Enquanto repórter, Péris conviveu com Pelé no auge, quando trabalhava na revista Placar, em São Paulo. Flamenguista de coração, se encantou com o Santos, que passou a ser o seu segundo time. Falava sempre de um dos grandes esquadrões da bola: Gilmar; Lima, Mauro, Calvet e Dalmo; Zito e Mengálvio; Dorval, Coutinho, Pelé e Pepe.

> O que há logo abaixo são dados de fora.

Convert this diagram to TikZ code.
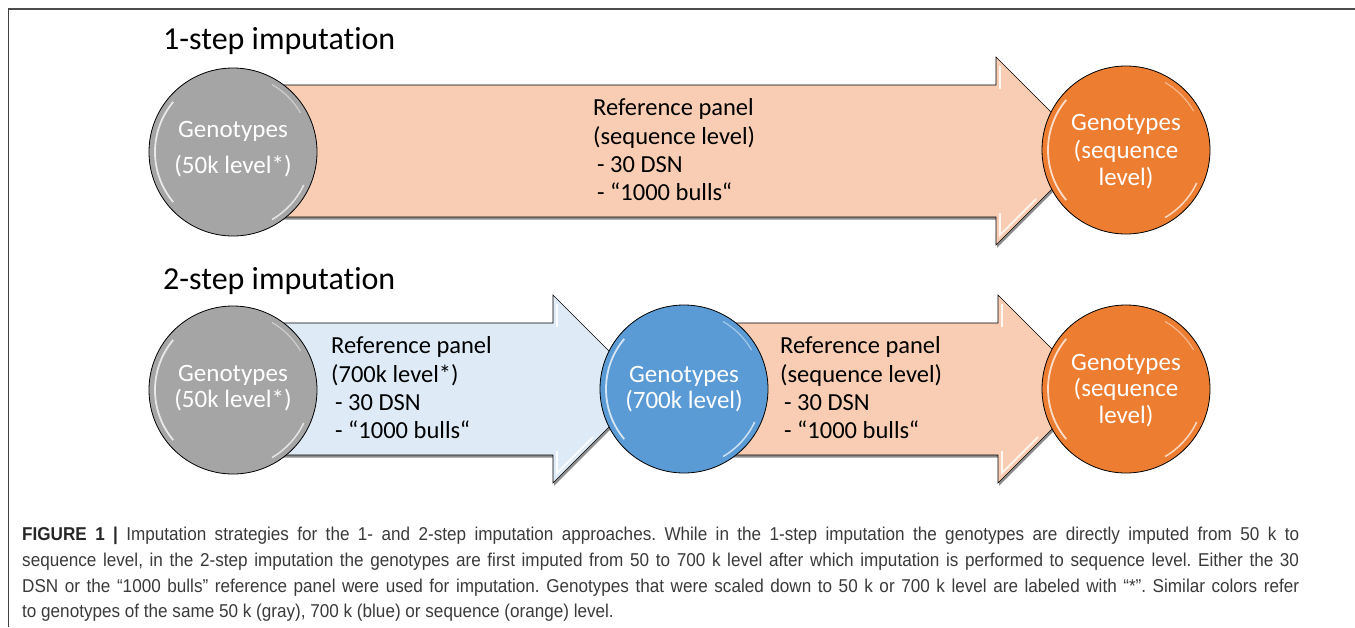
\documentclass[tikz,border=0pt]{standalone}
\usepackage{fontspec}
\setmainfont[Ligatures=NoCommon]{Carlito}
\newfontfamily\capfont[FakeStretch=0.92]{Liberation Sans}
\definecolor{gcol}{HTML}{A5A5A5}
\definecolor{ocol}{HTML}{ED7D31}
\definecolor{bcol}{HTML}{5B9BD5}
\definecolor{oarr}{HTML}{F8CDB3}
\definecolor{barr}{HTML}{DEEBF7}
\definecolor{captxt}{HTML}{3A3A3A}
\newcommand\imparrow[4]{%
  \begin{scope}[shift={(1.2,2.6)}]
    \fill[black!75,opacity=.6] ({#1},{#3-66}) -- ({#2},{#3-66}) -- ({#2},{#3-94}) -- ({#2+94},{#3}) -- ({#2},{#3+94}) -- ({#2},{#3+66}) -- ({#1},{#3+66}) -- cycle;
  \end{scope}
  \draw[fill=#4, draw=black, line width=.6pt, line join=miter] ({#1},{#3-66}) -- ({#2},{#3-66}) -- ({#2},{#3-94}) -- ({#2+94},{#3}) -- ({#2},{#3+94}) -- ({#2},{#3+66}) -- ({#1},{#3+66}) -- cycle;
  \draw[white, line width=1.6pt, opacity=.85] ({#2+4},{#3-85}) -- ({#2+4},{#3-62});
  \draw[white, line width=1.6pt, opacity=.85] ({#2+4},{#3+62}) -- ({#2+4},{#3+84}) -- ({#2+40},{#3+48});
}
\newcommand\glossy[1]{%
  \draw[white, line width=1.8pt, opacity=.75] ([shift={(140:78)}]#1.center) arc[start angle=140, end angle=220, radius=78];
  \draw[white, line width=1.5pt, opacity=.7] ([shift={(25:78)}]#1.center) arc[start angle=25, end angle=60, radius=78];
  \draw[white, line width=1.2pt, opacity=.45] ([shift={(-60:78)}]#1.center) arc[start angle=-60, end angle=-30, radius=78];
}
\tikzset{
  circ/.style={circle, draw=black, line width=.8pt, minimum size=168pt, inner sep=0pt},
  ctext/.style={font=\fontsize{25}{30}\selectfont, text=white, anchor=base, inner sep=0pt},
  atext/.style={font=\fontsize{24.5}{29}\selectfont, text=black, anchor=base west, inner sep=0pt},
  ttext/.style={font=\fontsize{32}{38}\selectfont, text=black, anchor=base west, inner sep=0pt},
  captext/.style={font=\capfont\fontsize{18.6}{22}\selectfont\frenchspacing, text=captxt, anchor=base west, inner sep=0pt}
}
\begin{document}
\begin{tikzpicture}[x=1pt,y=-1pt]
\useasboundingbox (0,0) rectangle (1355,627);
% frame
\draw[line width=1.6pt, black!70] (8,8.8) -- (1355,8.8);
\draw[line width=.9pt, black!75] (8.3,8.8) -- (8.3,627);

% titles
\node[ttext] (t1) at (163,49) {1-step imputation};
\node[ttext] (t2) at (163,289) {2-step imputation};

% arrows
\imparrow{233}{996}{151}{oarr}
\imparrow{233}{553}{389}{barr}
\imparrow{684}{998}{389}{oarr}

% circles
\node[circ, fill=gcol] (g1) at (233,152) {};
\node[circ, fill=ocol] (o1) at (1126,150) {};
\node[circ, fill=gcol] (g2) at (233,390) {};
\node[circ, fill=bcol] (b2) at (684,389) {};
\node[circ, fill=ocol] (o2) at (1126,389) {};
\glossy{g1}\glossy{o1}\glossy{g2}\glossy{b2}\glossy{o2}

% circle texts
\node[ctext] (g1a) at (233,137) {Genotypes};
\node[ctext] (g1b) at (233,173) {(50k level*)};
\node[ctext] (o1a) at (1126,130) {Genotypes};
\node[ctext] (o1b) at (1126,158) {(sequence};
\node[ctext] (o1c) at (1126,185) {level)};
\node[ctext] (g2a) at (233,381) {Genotypes};
\node[ctext] (g2b) at (233,407) {(50k level*)};
\node[ctext] (b2a) at (684,382) {Genotypes};
\node[ctext] (b2b) at (684,408) {(700k level)};
\node[ctext] (o2a) at (1126,370) {Genotypes};
\node[ctext] (o2b) at (1126,396) {(sequence};
\node[ctext] (o2c) at (1126,423) {level)};

% arrow texts
\node[atext] (r1a) at (593,115) {Reference panel};
\node[atext] (r1b) at (593,144) {(sequence level)};
\node[atext] (r1c) at (597,172) {- 30 DSN};
\node[atext] (r1d) at (597,200) {- “1000 bulls“};
\node[atext] (r2a) at (331,353) {Reference panel};
\node[atext] (r2b) at (331,382) {(700k level*)};
\node[atext] (r2c) at (335,410) {- 30 DSN};
\node[atext] (r2d) at (335,438) {- “1000 bulls“};
\node[atext] (r3a) at (780,353) {Reference panel};
\node[atext] (r3b) at (780,382) {(sequence level)};
\node[atext] (r3c) at (784,410) {- 30 DSN};
\node[atext] (r3d) at (784,438) {- “1000 bulls“};

% caption
\node[captext] (c1) at (22,540) {\makebox[1277pt][s]{\textbf{\color{black!85}FIGURE 1 |} Imputation strategies for the 1- and 2-step imputation approaches. While in the 1-step imputation the genotypes are directly imputed from 50 k to}};
\node[captext] (c2) at (22,566) {\makebox[1277pt][s]{sequence level, in the 2-step imputation the genotypes are first imputed from 50 to 700 k level after which imputation is performed to sequence level. Either the 30}};
\node[captext] (c3) at (22,592) {\makebox[1277pt][s]{DSN or the “1000 bulls” reference panel were used for imputation. Genotypes that were scaled down to 50 k or 700 k level are labeled with “*”. Similar colors refer}};
\node[captext] (c4) at (22,617) {to genotypes of the same 50 k (gray), 700 k (blue) or sequence (orange) level.};
\end{tikzpicture}
\end{document}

Na juventude, Péris vibrou com o melhor Goytacaz que viu em campo: o do supercampeonato campista de 1966 e do bicampeonato fluminense, em 1966 e 1967. Amante do futebol-arte, acompanhou o apogeu do Americano na conquista do eneacampeonato campista, de 1967 a 1975. Sua admiração pelo Americano aumentou quando os ídolos Dudu e Chico Preto trocaram o Goytacaz, clube mais popular da cidade, pelo alvinegro. Uma das formações na época contava com Haroldo; Cachola, Zé Henrique, Marlindo e Joaquim; César e Adalberto: Cidinho, Chico Preto, Luís Carlos e Paulo Roberto.
Campos foi o único município brasileiro a ter um campeonato profissional de 1952 até 1979. “O fim dessa competição foi um duro golpe no futebol campista”, afirmava Péris Ribeiro. Curiosamente, seu maior ídolo não foi o amigo e conterrâneo Didi, nem Pelé, mas, sim, Mané Garrincha.

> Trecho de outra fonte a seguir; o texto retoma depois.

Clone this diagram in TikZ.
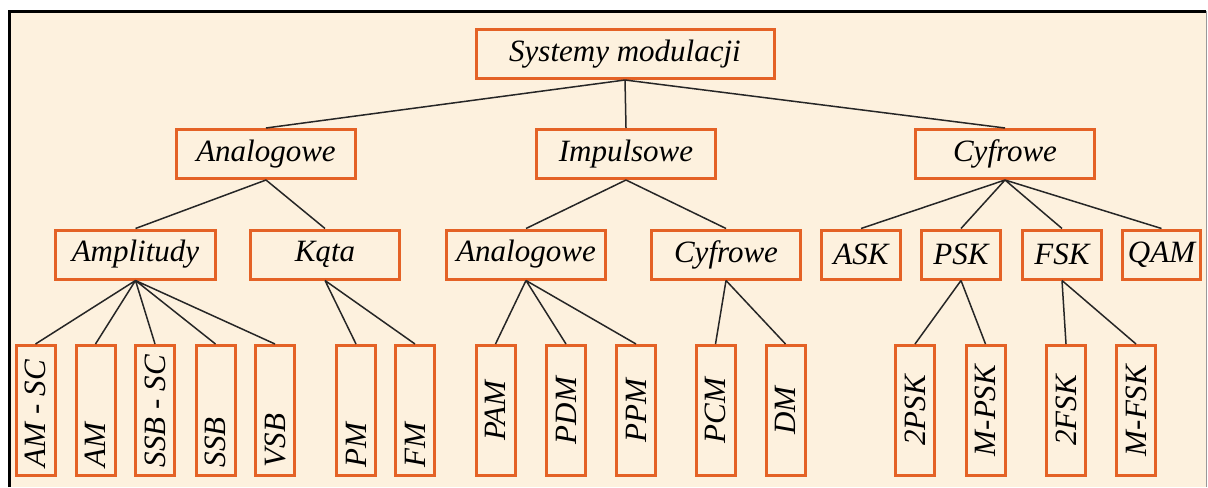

Com orgulho, Péris costumava lembrar que só a cidade de Campos teve dois bicampeões do mundo no Chile, em 1962: Didi e Amarildo. E estava certo, pois Gilmar nasceu em Santos; Djalma Santos era paulista da capital; Mauro, mineiro de Poços de Caldas; Zizinho, baiano de Ilhéus; Zito, paulista de Roseira; Didi, campista; Garrincha, de Pau Grande (Magé); Vavá, pernambucano de Recife; Amarildo, campista; e Zagallo, alagoano de Atalaia.
Péris Ribeiro faleceu no domingo (20), aos 80 anos, em Campos. Enfrentava problemas no esôfago, além de uma pneumonia. Anos antes, já havia demonstrado sua resistência ao vencer um Acidente Vascular Cerebral (AVC), ocorrido em 2004, mantendo a memória intacta. Viveu com dignidade até o último dia, bem acompanhado pela incansável esposa, Graça. No próximo domingo (27), o mestre Péris será homenageado pelo Flamengo no telão do Maracanã, que exibirá uma foto sua vestindo a camisa rubro-negra. Nada mais justo do que essa reverência a um dos grandes nomes do jornalismo esportivo brasileiro!